Approximately 0.7 sec/km2, based on experiments at the ports of Vancouver, San Francisco, New York, New Orleans and Charleston using the GBDX nvidiap2 domain. This figure is image and location dependent, and assumes an accurate water mask is provided as input.

Development

Build the Docker Image

You need to install Docker.

Clone the repository:

git clone https://github.com/platformstories/boat-detector

Then build the image locally. Building requires input environment variables for protogen and GBDX AWS credentials. You will need to contact kostas.stamatiou@digitalglobe.com for access to Protogen.

cd boat-detector
docker build --build-arg PROTOUSER=<GitHub username> \
    --build-arg PROTOPASSWORD=<GitHub password> \
    --build-arg AWS_ACCESS_KEY_ID=<AWS access key> \
    --build-arg AWS_SECRET_ACCESS_KEY=<AWS secret key> \
    --build-arg AWS_SESSION_TOKEN=<AWS session token> \
    -t boat-detector .

Try out locally

You need a GPU and nvidia-docker. Create a container in interactive mode and mount the sample input under /mnt/work/input/:

nvidia-docker run -v full/path/to/sample-input:/mnt/work/input -it boat-detector

Then, within the container:

python /boat-detector.py

Confirm that the output geojson is under /mnt/work/output/results.

Docker Hub

Login to Docker Hub:

docker login

Tag your image using your username and push it to DockerHub:

docker tag boat-detector yourusername/boat-detector
docker push yourusername/boat-detector

The image name should be the same as the image name under containerDescriptors in boat-detector.json.

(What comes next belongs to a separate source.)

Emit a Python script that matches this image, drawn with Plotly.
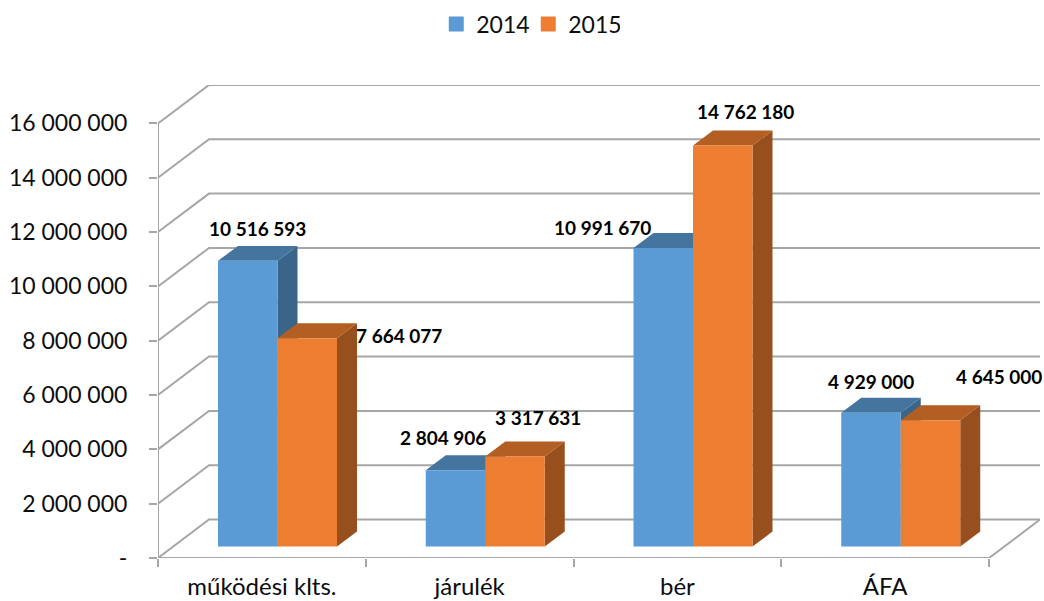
import plotly.graph_objects as go

# ---- data ----
categories = ["működési klts.", "járulék", "bér", "ÁFA"]
values_2014 = [10516593, 2804906, 10991670, 4929000]
values_2015 = [7664077, 3317631, 14762180, 4645000]
tick_values = [0, 2000000, 4000000, 6000000, 8000000, 10000000, 12000000, 14000000, 16000000]
tick_labels = ["-", "2 000 000", "4 000 000", "6 000 000", "8 000 000",
               "10 000 000", "12 000 000", "14 000 000", "16 000 000"]

# ---- label nudges (px) ----
label_dx_2014 = [10, -13, -61, 0]
label_dy_2014 = [-32, -33, -20, -31]
label_dx_2015 = [92, 23, 23, 68]
label_dy_2015 = [-3, -39, -34, -44]

# ---- geometry: 3-D look expressed in axis units ----
W, H = 1044, 601
PX_X = 207.75            # px per category
PX_Y = 27.19 / 1e6       # px per value unit
LEFT, RIGHT_EDGE, TOP, BOTTOM = 158, 1040, 85, 558.5
X_MAX = (RIGHT_EDGE - LEFT) / PX_X
Y_MAX = (BOTTOM - TOP) / PX_Y
WALL_DX, WALL_DY = 51 / PX_X, 38.5 / PX_Y
BAR_DX, BAR_DY = 20 / PX_X, 15 / PX_Y
BAR_BASE = 11.5 / PX_Y
BAR_W = 59.5 / PX_X
GROUP_OFF = 60 / PX_X

GRID = "#A6A6A6"
TEXT = "#0D0D0D"
FONT = "Lato"

fig = go.Figure()

# walls / gridlines
gx, gy = [], []
for v in tick_values:
    gx += [0, WALL_DX, X_MAX, None]
    gy += [v, v + WALL_DY, v + WALL_DY, None]
gx += [0, 0, None, 0, 4, X_MAX]
gy += [0, tick_values[-1], None, 0, 0, WALL_DY]
fig.add_trace(go.Scatter(x=gx, y=gy, mode="lines", line=dict(color=GRID, width=2),
                         showlegend=False, hoverinfo="skip", cliponaxis=False))


def polys(rects):
    xs, ys = [], []
    for r in rects:
        xs += [p[0] for p in r] + [r[0][0], None]
        ys += [p[1] for p in r] + [r[0][1], None]
    return xs, ys


def add_series(vals, slot, front, top, side):
    sides, tops, fronts = [], [], []
    for k, v in enumerate(vals):
        x0 = k + GROUP_OFF + slot * BAR_W
        x1 = x0 + BAR_W
        y0, y1 = BAR_BASE, BAR_BASE + v
        fronts.append([(x0, y0), (x1, y0), (x1, y1), (x0, y1)])
        tops.append([(x0, y1), (x1, y1), (x1 + BAR_DX, y1 + BAR_DY), (x0 + BAR_DX, y1 + BAR_DY)])
        sides.append([(x1, y0), (x1 + BAR_DX, y0 + BAR_DY), (x1 + BAR_DX, y1 + BAR_DY), (x1, y1)])
    for rects, col in ((sides, side), (tops, top), (fronts, front)):
        xs, ys = polys(rects)
        fig.add_trace(go.Scatter(x=xs, y=ys, mode="lines", fill="toself", fillcolor=col,
                                 line=dict(width=0, color=col), showlegend=False,
                                 hoverinfo="skip", cliponaxis=False))


add_series(values_2014, 0, "#5B9BD5", "#44759F", "#3A6488")
add_series(values_2015, 1, "#ED7D31", "#B35E22", "#964F1D")

# legend entries
for name, col in (("2014", "#5B9BD5"), ("2015", "#ED7D31")):
    fig.add_trace(go.Scatter(x=[None], y=[None], mode="markers", name=name,
                             marker=dict(symbol="square", size=15, color=col)))

# data labels
annotations = []
for slot, vals, dxs, dys in ((0, values_2014, label_dx_2014, label_dy_2014),
                             (1, values_2015, label_dx_2015, label_dy_2015)):
    for k, v in enumerate(vals):
        annotations.append(dict(
            x=k + GROUP_OFF + (slot + 0.5) * BAR_W, y=BAR_BASE + v, xref="x", yref="y",
            text=f"{v:,}".replace(",", " "), showarrow=False,
            xshift=dxs[k], yshift=-dys[k],
            font=dict(family=FONT, size=19, color="#000000", weight="bold")))

fig.update_layout(
    width=W, height=H, autosize=False,
    margin=dict(l=LEFT, r=W - RIGHT_EDGE, t=TOP, b=H - BOTTOM, pad=0),
    paper_bgcolor="white", plot_bgcolor="white",
    font=dict(family=FONT, color=TEXT, size=23),
    showlegend=True,
    legend=dict(orientation="h", xref="container", yref="container",
                x=0.506, y=0.96, xanchor="center", yanchor="middle", entrywidth=47,
                font=dict(family=FONT, size=23, color=TEXT),
                bgcolor="rgba(0,0,0,0)"),
    annotations=annotations,
    xaxis=dict(range=[0, X_MAX], showgrid=False, zeroline=False, showline=False, automargin=False,
               tickmode="array", tickvals=[k + 0.5 for k in range(len(categories))],
               ticktext=categories, ticks="outside", ticklen=0, ticklabelstandoff=7,
               tickfont=dict(family=FONT, size=24, color=TEXT),
               minor=dict(tickmode="array", tickvals=list(range(len(categories) + 1)),
                          ticks="outside", ticklen=8, tickcolor=GRID, tickwidth=2, showgrid=False)),
    yaxis=dict(range=[0, Y_MAX], showgrid=False, zeroline=False, showline=False, automargin=False,
               tickmode="array", tickvals=tick_values, ticktext=tick_labels,
               ticks="outside", ticklen=8, tickcolor=GRID, tickwidth=2,
               ticklabelstandoff=17,
               tickfont=dict(family=FONT, size=23, color=TEXT)),
)

fig.write_html("out.html", config=dict(displayModeBar=False),
               post_script="document.body.style.margin='0';document.documentElement.style.overflow='hidden';")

Alternatively, you can link this repository to a Docker automated build. Every time you push a change to the repository, the Docker image gets automatically updated.

Register on GBDX

In a Python terminal:

from gbdxtools import Interface
gbdx = Interface()
gbdx.task_registry.register(json_filename = 'boat-detector.json')

Note: If you change the task image, you need to reregister the task with a higher version number in order for the new image to take effect. Keep this in mind especially if you use Docker automated build.